此外,pydruid实现了Python DB API 2.0、一个SQLAlchemy方言,并提供了一个命令行界面与Druid交互。
安装
pip install pydruid
# or, if you intend to use asynchronous client
pip install pydruid[async]
# or, if you intend to export query results into pandas
pip install pydruid[pandas]
# or, if you intend to do both
pip install pydruid[async, pandas]
# or, if you want to use the SQLAlchemy engine
pip install pydruid[sqlalchemy]
# or, if you want to use the CLI
pip install pydruid[cli]
文档:https://pythonhosted.org/pydruid/。
示例
以下示例展示了如何执行和分析三种类型查询的结果:时间序列、topN和groupby。

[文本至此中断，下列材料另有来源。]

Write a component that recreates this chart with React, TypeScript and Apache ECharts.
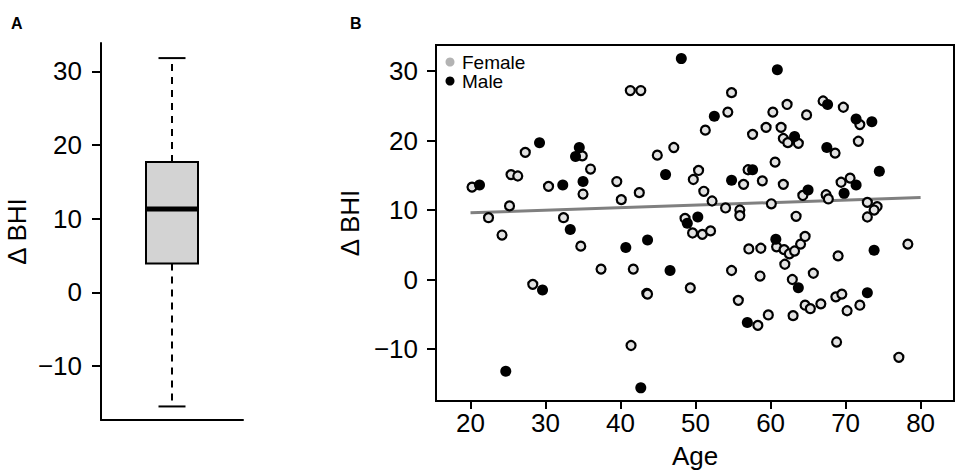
import React, { useEffect, useRef } from "react";
import * as echarts from "echarts";

// Panel A: box plot statistics of Δ BHI [min, Q1, median, Q3, max]
const boxStats = [-15.5, 3.9, 11.3, 17.7, 31.8];

// Panel B: Female points
const femaleAge = [
  20.2, 22.4, 25.2, 25.4, 26.3, 27.3, 30.4, 32.4, 34.9, 36.0, 35.0, 39.5, 40.1, 42.5, 41.3, 42.7,
  44.9, 47.1, 50.4, 49.7, 51.1, 52.2, 54.0, 55.9, 55.9, 48.6, 54.3, 54.8, 51.3, 56.4, 57.0, 57.6,
  58.9, 59.4, 60.3, 60.1, 62.2, 61.4, 61.7, 62.3, 63.7, 64.8, 60.6, 61.7, 63.4, 64.3, 67.0, 69.7,
  68.6, 67.4, 67.7, 69.4, 70.6, 71.9, 71.7, 72.9, 74.2, 73.8, 72.9, 24.2, 28.3, 34.7, 37.4, 41.7,
  43.5, 43.6, 49.3, 41.4, 49.6, 50.9, 52.0, 54.8, 55.7, 57.1, 58.7, 58.6, 58.3, 59.7, 60.8, 61.8,
  62.5, 63.2, 64.0, 64.6, 61.9, 62.9, 65.7, 69.0, 78.3, 63.0, 64.6, 65.3, 66.7, 68.7, 69.5, 70.2,
  71.9, 68.8, 77.1,
];
const femaleDelta = [
  13.3, 8.9, 10.6, 15.1, 14.9, 18.3, 13.4, 8.9, 17.8, 15.9, 12.3, 14.1, 11.5, 12.5, 27.2, 27.2,
  17.9, 19.0, 15.7, 14.4, 12.7, 11.3, 10.3, 10.0, 9.2, 8.8, 24.1, 26.9, 21.5, 13.7, 15.8, 20.9,
  14.2, 21.9, 24.1, 10.9, 25.2, 21.9, 20.3, 19.7, 19.6, 23.7, 16.9, 13.7, 9.1, 12.1, 25.7, 24.8,
  18.2, 12.2, 11.6, 14.0, 14.6, 22.3, 19.9, 11.1, 10.5, 10.0, 9.0, 6.4, -0.7, 4.8, 1.5, 1.5,
  -2.0, -2.1, -1.2, -9.5, 6.7, 6.5, 7.0, 1.3, -3.0, 4.4, 4.5, 0.5, -6.6, -5.1, 4.7, 4.3,
  3.7, 4.1, 5.1, 6.2, 2.2, 0.0, 0.9, 3.4, 5.1, -5.2, -3.7, -4.2, -3.5, -2.5, -2.1, -4.5,
  -3.7, -9.0, -11.2,
];

// Panel B: Male points
const maleAge = [
  21.2, 29.2, 32.3, 33.3, 34.5, 34.0, 35.0, 48.1, 46.0, 50.3, 48.9, 52.5, 54.8, 57.6, 60.9, 63.2,
  65.0, 67.6, 67.5, 69.8, 71.4, 71.4, 73.5, 74.5, 29.6, 24.7, 40.7, 43.6, 46.6, 42.7, 56.9, 60.7,
  63.7, 73.8, 72.9,
];
const maleDelta = [
  13.6, 19.7, 13.6, 7.2, 19.0, 17.7, 14.1, 31.8, 15.1, 9.0, 8.1, 23.5, 14.3, 15.8, 30.2, 20.6,
  12.9, 25.2, 19.0, 12.4, 13.6, 23.1, 22.7, 15.6, -1.5, -13.2, 4.6, 5.7, 1.3, -15.6, -6.2, 5.8,
  -1.2, 4.2, -1.9,
];

// Panel B: fitted regression line endpoints
const trendAge = [20, 80];
const trendDelta = [9.6, 11.8];

// Tick labels
const yTicks = [-10, 0, 10, 20, 30];
const xTicks = [20, 30, 40, 50, 60, 70, 80];

const FONT = '"Liberation Sans", Arial, Helvetica, sans-serif';
const fmt = (v: number) => String(v).replace("-", "\u2212");

export default function App() {
  const ref = useRef<HTMLDivElement>(null);

  useEffect(() => {
    document.body.style.margin = "0";
    if (!ref.current) return;
    const chart = echarts.init(ref.current, null, { renderer: "svg" });

    const femaleData = femaleAge.map((a, i) => [a, femaleDelta[i]]);
    const maleData = maleAge.map((a, i) => [a, maleDelta[i]]);
    const trendData = trendAge.map((a, i) => [a, trendDelta[i]]);

    const axisLineStyle = { color: "#000", width: 2 };
    const labelStyle = { color: "#000", fontSize: 26, fontFamily: FONT };

    const option: any = {
      animation: false,
      backgroundColor: "#fff",
      textStyle: { fontFamily: FONT },
      grid: [
        { left: 101, top: 43, width: 142, height: 377, outerBoundsMode: "none", containLabel: false },
        {
          left: 436, top: 45, width: 518, height: 356, outerBoundsMode: "none", containLabel: false,
          show: true, borderColor: "#000", borderWidth: 2, backgroundColor: "transparent",
        },
      ],
      xAxis: [
        {
          gridIndex: 0, type: "value", min: 0, max: 2,
          axisLine: { show: true, onZero: false, lineStyle: axisLineStyle },
          axisTick: { show: false }, axisLabel: { show: false }, splitLine: { show: false },
        },
        {
          gridIndex: 1, type: "value", min: 15.4, max: 84.45,
          name: "Age", nameLocation: "middle", nameGap: 42,
          nameTextStyle: { ...labelStyle },
          axisLine: { show: true, onZero: false, lineStyle: axisLineStyle },
          axisTick: { show: true, length: 8, lineStyle: axisLineStyle, customValues: xTicks },
          axisLabel: { ...labelStyle, margin: 9, customValues: xTicks, formatter: fmt },
          splitLine: { show: false },
        },
      ],
      yAxis: [
        {
          gridIndex: 0, type: "value", min: -17.34, max: 33.85,
          name: "Δ BHI", nameLocation: "middle", nameGap: 71,
          nameTextStyle: { ...labelStyle },
          axisLine: { show: true, onZero: false, lineStyle: axisLineStyle },
          axisTick: { show: true, length: 9, lineStyle: axisLineStyle, customValues: yTicks },
          axisLabel: { ...labelStyle, margin: 19, customValues: yTicks, formatter: fmt },
          splitLine: { show: false },
        },
        {
          gridIndex: 1, type: "value", min: -17.49, max: 33.76,
          name: "Δ BHI", nameLocation: "middle", nameGap: 70,
          nameTextStyle: { ...labelStyle },
          axisLine: { show: true, onZero: false, lineStyle: axisLineStyle },
          axisTick: { show: true, length: 9, lineStyle: axisLineStyle, customValues: yTicks },
          axisLabel: { ...labelStyle, margin: 18, customValues: yTicks, formatter: fmt },
          splitLine: { show: false },
        },
      ],
      legend: {
        orient: "vertical",
        left: 445.5,
        top: 52.5,
        padding: 0,
        itemWidth: 14,
        itemHeight: 9,
        itemGap: 0,
        textStyle: { fontSize: 19, lineHeight: 19, color: "#000", fontFamily: FONT },
        data: [
          { name: "Female", icon: "circle", itemStyle: { color: "#b3b3b3", borderWidth: 0, borderColor: "transparent" } },
          { name: "Male", icon: "circle", itemStyle: { color: "#000", borderWidth: 0, borderColor: "transparent" } },
        ],
      },
      graphic: [
        { type: "text", left: 11, top: 15, style: { text: "A", fontSize: 16, fontWeight: "bold", fill: "#000", fontFamily: FONT } },
        { type: "text", left: 350, top: 15, style: { text: "B", fontSize: 16, fontWeight: "bold", fill: "#000", fontFamily: FONT } },
      ],
      series: [
        {
          type: "custom",
          xAxisIndex: 0,
          yAxisIndex: 0,
          data: [[1, ...boxStats]],
          renderItem: (params: any, api: any) => {
            const xv = api.value(0);
            const cx = api.coord([xv, api.value(1)])[0];
            const yMin = api.coord([xv, api.value(1)])[1];
            const yQ1 = api.coord([xv, api.value(2)])[1];
            const yMed = api.coord([xv, api.value(3)])[1];
            const yQ3 = api.coord([xv, api.value(4)])[1];
            const yMax = api.coord([xv, api.value(5)])[1];
            const halfBox = 26;
            const halfCap = 13.5;
            const lineStyle = { stroke: "#000", lineWidth: 2 };
            return {
              type: "group",
              children: [
                { type: "line", shape: { x1: cx, y1: yQ3, x2: cx, y2: yMax }, style: { ...lineStyle, lineDash: [7, 6] } },
                { type: "line", shape: { x1: cx, y1: yQ1, x2: cx, y2: yMin }, style: { ...lineStyle, lineDash: [7, 6] } },
                { type: "line", shape: { x1: cx - halfCap, y1: yMax, x2: cx + halfCap, y2: yMax }, style: lineStyle },
                { type: "line", shape: { x1: cx - halfCap, y1: yMin, x2: cx + halfCap, y2: yMin }, style: lineStyle },
                {
                  type: "rect",
                  shape: { x: cx - halfBox, y: yQ3, width: halfBox * 2, height: yQ1 - yQ3 },
                  style: { fill: "#d3d3d3", stroke: "#000", lineWidth: 2 },
                },
                { type: "line", shape: { x1: cx - halfBox, y1: yMed, x2: cx + halfBox, y2: yMed }, style: { stroke: "#000", lineWidth: 5 } },
              ],
            };
          },
        },
        {
          name: "Trend",
          type: "line",
          xAxisIndex: 1,
          yAxisIndex: 1,
          data: trendData,
          showSymbol: false,
          symbol: "none",
          lineStyle: { color: "#808080", width: 3 },
          z: 1,
        },
        {
          name: "Female",
          type: "scatter",
          xAxisIndex: 1,
          yAxisIndex: 1,
          data: femaleData,
          symbol: "circle",
          symbolSize: 9,
          itemStyle: { color: "#e2e2e2", borderColor: "#000", borderWidth: 2.2, opacity: 1 },
          z: 2,
        },
        {
          name: "Male",
          type: "scatter",
          xAxisIndex: 1,
          yAxisIndex: 1,
          data: maleData,
          symbol: "circle",
          symbolSize: 11,
          itemStyle: { color: "#000", borderWidth: 0, opacity: 1 },
          z: 3,
        },
      ],
    };

    chart.setOption(option);
    return () => chart.dispose();
  }, []);

  return <div ref={ref} style={{ width: 957, height: 474 }} />;
}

我们将使用这些查询来对twitter的公共数据集提出简单问题。
时间序列
围绕2014年索契奥运会的平均推文长度每天是多少?
from pydruid.client import *
from pylab import plt
query = PyDruid(druid_url_goes_here, 'druid/v2')
ts = query.timeseries(
datasource='twitterstream',
granularity='day',
intervals='2014-02-02/p4w',
aggregations={'length': doublesum('tweet_length'), 'count': doublesum('count')},
post_aggregations={'avg_tweet_length': (Field('length') / Field('count'))},
filter=Dimension('first_hashtag') == 'sochi2014'
)
df = query.export_pandas()
df['timestamp'] = df['timestamp'].map(lambda x: x.split('T')[0])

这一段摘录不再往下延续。